>> BEGIN

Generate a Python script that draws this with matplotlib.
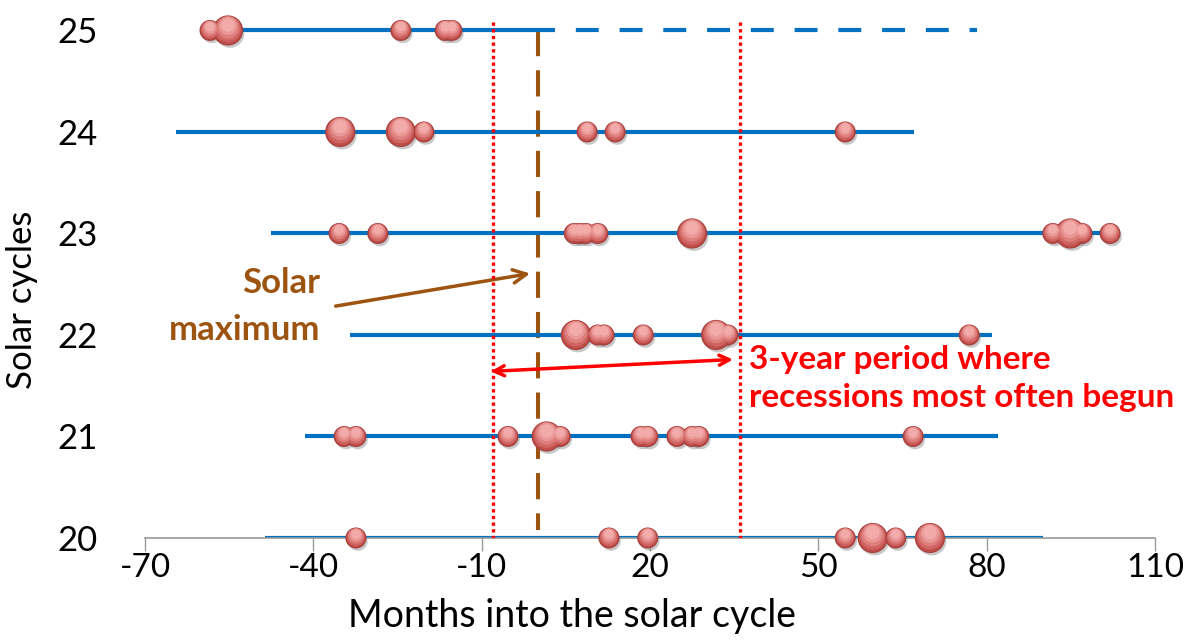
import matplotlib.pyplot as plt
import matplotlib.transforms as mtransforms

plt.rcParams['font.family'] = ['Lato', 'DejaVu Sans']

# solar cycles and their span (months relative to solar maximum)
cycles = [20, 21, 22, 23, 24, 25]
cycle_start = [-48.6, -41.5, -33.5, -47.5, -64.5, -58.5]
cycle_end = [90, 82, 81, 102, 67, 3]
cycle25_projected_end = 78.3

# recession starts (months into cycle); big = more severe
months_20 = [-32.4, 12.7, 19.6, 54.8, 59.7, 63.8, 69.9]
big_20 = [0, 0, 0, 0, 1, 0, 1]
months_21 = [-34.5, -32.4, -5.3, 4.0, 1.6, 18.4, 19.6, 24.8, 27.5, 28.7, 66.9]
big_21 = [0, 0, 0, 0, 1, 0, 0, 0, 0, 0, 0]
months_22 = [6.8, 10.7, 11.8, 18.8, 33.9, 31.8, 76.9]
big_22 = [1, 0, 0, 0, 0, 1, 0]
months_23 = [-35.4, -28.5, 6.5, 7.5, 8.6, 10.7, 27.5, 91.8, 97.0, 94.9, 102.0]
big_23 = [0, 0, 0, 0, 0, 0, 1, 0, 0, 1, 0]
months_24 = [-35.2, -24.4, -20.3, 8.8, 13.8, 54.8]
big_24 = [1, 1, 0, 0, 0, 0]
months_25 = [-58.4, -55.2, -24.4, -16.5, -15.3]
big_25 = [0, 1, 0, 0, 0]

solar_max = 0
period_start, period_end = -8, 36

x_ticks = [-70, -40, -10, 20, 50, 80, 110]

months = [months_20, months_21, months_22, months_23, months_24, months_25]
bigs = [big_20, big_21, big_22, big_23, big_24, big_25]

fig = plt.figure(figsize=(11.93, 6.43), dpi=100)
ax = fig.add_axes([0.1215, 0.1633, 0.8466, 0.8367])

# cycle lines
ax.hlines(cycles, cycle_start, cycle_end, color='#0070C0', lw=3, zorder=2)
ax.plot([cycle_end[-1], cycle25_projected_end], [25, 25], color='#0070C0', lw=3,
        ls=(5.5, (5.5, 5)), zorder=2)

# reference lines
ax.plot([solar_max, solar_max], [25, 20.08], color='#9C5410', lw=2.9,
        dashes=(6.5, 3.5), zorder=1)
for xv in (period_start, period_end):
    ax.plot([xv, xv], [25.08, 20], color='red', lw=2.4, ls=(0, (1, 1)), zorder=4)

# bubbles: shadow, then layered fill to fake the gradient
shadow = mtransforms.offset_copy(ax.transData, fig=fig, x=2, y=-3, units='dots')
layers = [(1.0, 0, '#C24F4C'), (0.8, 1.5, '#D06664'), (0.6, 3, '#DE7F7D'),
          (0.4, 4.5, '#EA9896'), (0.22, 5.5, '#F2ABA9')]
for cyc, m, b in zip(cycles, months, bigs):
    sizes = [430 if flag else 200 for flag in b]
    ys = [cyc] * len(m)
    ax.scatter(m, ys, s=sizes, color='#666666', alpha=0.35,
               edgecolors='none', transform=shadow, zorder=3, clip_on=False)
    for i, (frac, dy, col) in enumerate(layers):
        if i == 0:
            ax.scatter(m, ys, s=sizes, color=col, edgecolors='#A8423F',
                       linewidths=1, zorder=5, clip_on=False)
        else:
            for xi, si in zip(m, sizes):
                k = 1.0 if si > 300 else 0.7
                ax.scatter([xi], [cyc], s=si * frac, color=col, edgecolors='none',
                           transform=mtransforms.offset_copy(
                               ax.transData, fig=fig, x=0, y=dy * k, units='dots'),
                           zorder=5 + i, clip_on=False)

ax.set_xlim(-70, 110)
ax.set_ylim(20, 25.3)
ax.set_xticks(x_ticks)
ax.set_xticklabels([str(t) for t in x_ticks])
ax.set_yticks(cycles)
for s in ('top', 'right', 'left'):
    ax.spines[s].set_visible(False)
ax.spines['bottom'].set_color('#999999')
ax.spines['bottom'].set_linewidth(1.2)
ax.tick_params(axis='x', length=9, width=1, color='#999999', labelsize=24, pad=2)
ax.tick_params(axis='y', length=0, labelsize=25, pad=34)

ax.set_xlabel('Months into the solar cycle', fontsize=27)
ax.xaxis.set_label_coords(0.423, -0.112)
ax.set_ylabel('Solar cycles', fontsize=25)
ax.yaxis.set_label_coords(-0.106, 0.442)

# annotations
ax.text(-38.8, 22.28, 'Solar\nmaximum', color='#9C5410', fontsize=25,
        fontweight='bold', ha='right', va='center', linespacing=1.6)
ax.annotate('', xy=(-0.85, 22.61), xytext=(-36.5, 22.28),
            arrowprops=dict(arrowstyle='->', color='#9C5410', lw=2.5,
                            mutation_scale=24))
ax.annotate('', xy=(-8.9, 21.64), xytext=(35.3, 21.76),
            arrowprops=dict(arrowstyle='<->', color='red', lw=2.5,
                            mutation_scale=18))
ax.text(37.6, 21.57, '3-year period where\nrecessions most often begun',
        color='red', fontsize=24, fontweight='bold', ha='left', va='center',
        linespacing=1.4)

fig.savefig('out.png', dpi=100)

>> END

▸ Goal of the exercise: Leave the pictures out and output the rest of the listing exactly.

▸ Exercise answer:
Generate a Python script that draws this with matplotlib.
import matplotlib.pyplot as plt
import matplotlib.transforms as mtransforms

plt.rcParams['font.family'] = ['Lato', 'DejaVu Sans']

# solar cycles and their span (months relative to solar maximum)
cycles = [20, 21, 22, 23, 24, 25]
cycle_start = [-48.6, -41.5, -33.5, -47.5, -64.5, -58.5]
cycle_end = [90, 82, 81, 102, 67, 3]
cycle25_projected_end = 78.3

# recession starts (months into cycle); big = more severe
months_20 = [-32.4, 12.7, 19.6, 54.8, 59.7, 63.8, 69.9]
big_20 = [0, 0, 0, 0, 1, 0, 1]
months_21 = [-34.5, -32.4, -5.3, 4.0, 1.6, 18.4, 19.6, 24.8, 27.5, 28.7, 66.9]
big_21 = [0, 0, 0, 0, 1, 0, 0, 0, 0, 0, 0]
months_22 = [6.8, 10.7, 11.8, 18.8, 33.9, 31.8, 76.9]
big_22 = [1, 0, 0, 0, 0, 1, 0]
months_23 = [-35.4, -28.5, 6.5, 7.5, 8.6, 10.7, 27.5, 91.8, 97.0, 94.9, 102.0]
big_23 = [0, 0, 0, 0, 0, 0, 1, 0, 0, 1, 0]
months_24 = [-35.2, -24.4, -20.3, 8.8, 13.8, 54.8]
big_24 = [1, 1, 0, 0, 0, 0]
months_25 = [-58.4, -55.2, -24.4, -16.5, -15.3]
big_25 = [0, 1, 0, 0, 0]

solar_max = 0
period_start, period_end = -8, 36

x_ticks = [-70, -40, -10, 20, 50, 80, 110]

months = [months_20, months_21, months_22, months_23, months_24, months_25]
bigs = [big_20, big_21, big_22, big_23, big_24, big_25]

fig = plt.figure(figsize=(11.93, 6.43), dpi=100)
ax = fig.add_axes([0.1215, 0.1633, 0.8466, 0.8367])

# cycle lines
ax.hlines(cycles, cycle_start, cycle_end, color='#0070C0', lw=3, zorder=2)
ax.plot([cycle_end[-1], cycle25_projected_end], [25, 25], color='#0070C0', lw=3,
        ls=(5.5, (5.5, 5)), zorder=2)

# reference lines
ax.plot([solar_max, solar_max], [25, 20.08], color='#9C5410', lw=2.9,
        dashes=(6.5, 3.5), zorder=1)
for xv in (period_start, period_end):
    ax.plot([xv, xv], [25.08, 20], color='red', lw=2.4, ls=(0, (1, 1)), zorder=4)

# bubbles: shadow, then layered fill to fake the gradient
shadow = mtransforms.offset_copy(ax.transData, fig=fig, x=2, y=-3, units='dots')
layers = [(1.0, 0, '#C24F4C'), (0.8, 1.5, '#D06664'), (0.6, 3, '#DE7F7D'),
          (0.4, 4.5, '#EA9896'), (0.22, 5.5, '#F2ABA9')]
for cyc, m, b in zip(cycles, months, bigs):
    sizes = [430 if flag else 200 for flag in b]
    ys = [cyc] * len(m)
    ax.scatter(m, ys, s=sizes, color='#666666', alpha=0.35,
               edgecolors='none', transform=shadow, zorder=3, clip_on=False)
    for i, (frac, dy, col) in enumerate(layers):
        if i == 0:
            ax.scatter(m, ys, s=sizes, color=col, edgecolors='#A8423F',
                       linewidths=1, zorder=5, clip_on=False)
        else:
            for xi, si in zip(m, sizes):
                k = 1.0 if si > 300 else 0.7
                ax.scatter([xi], [cyc], s=si * frac, color=col, edgecolors='none',
                           transform=mtransforms.offset_copy(
                               ax.transData, fig=fig, x=0, y=dy * k, units='dots'),
                           zorder=5 + i, clip_on=False)

ax.set_xlim(-70, 110)
ax.set_ylim(20, 25.3)
ax.set_xticks(x_ticks)
ax.set_xticklabels([str(t) for t in x_ticks])
ax.set_yticks(cycles)
for s in ('top', 'right', 'left'):
    ax.spines[s].set_visible(False)
ax.spines['bottom'].set_color('#999999')
ax.spines['bottom'].set_linewidth(1.2)
ax.tick_params(axis='x', length=9, width=1, color='#999999', labelsize=24, pad=2)
ax.tick_params(axis='y', length=0, labelsize=25, pad=34)

ax.set_xlabel('Months into the solar cycle', fontsize=27)
ax.xaxis.set_label_coords(0.423, -0.112)
ax.set_ylabel('Solar cycles', fontsize=25)
ax.yaxis.set_label_coords(-0.106, 0.442)

# annotations
ax.text(-38.8, 22.28, 'Solar\nmaximum', color='#9C5410', fontsize=25,
        fontweight='bold', ha='right', va='center', linespacing=1.6)
ax.annotate('', xy=(-0.85, 22.61), xytext=(-36.5, 22.28),
            arrowprops=dict(arrowstyle='->', color='#9C5410', lw=2.5,
                            mutation_scale=24))
ax.annotate('', xy=(-8.9, 21.64), xytext=(35.3, 21.76),
            arrowprops=dict(arrowstyle='<->', color='red', lw=2.5,
                            mutation_scale=18))
ax.text(37.6, 21.57, '3-year period where\nrecessions most often begun',
        color='red', fontsize=24, fontweight='bold', ha='left', va='center',
        linespacing=1.4)

fig.savefig('out.png', dpi=100)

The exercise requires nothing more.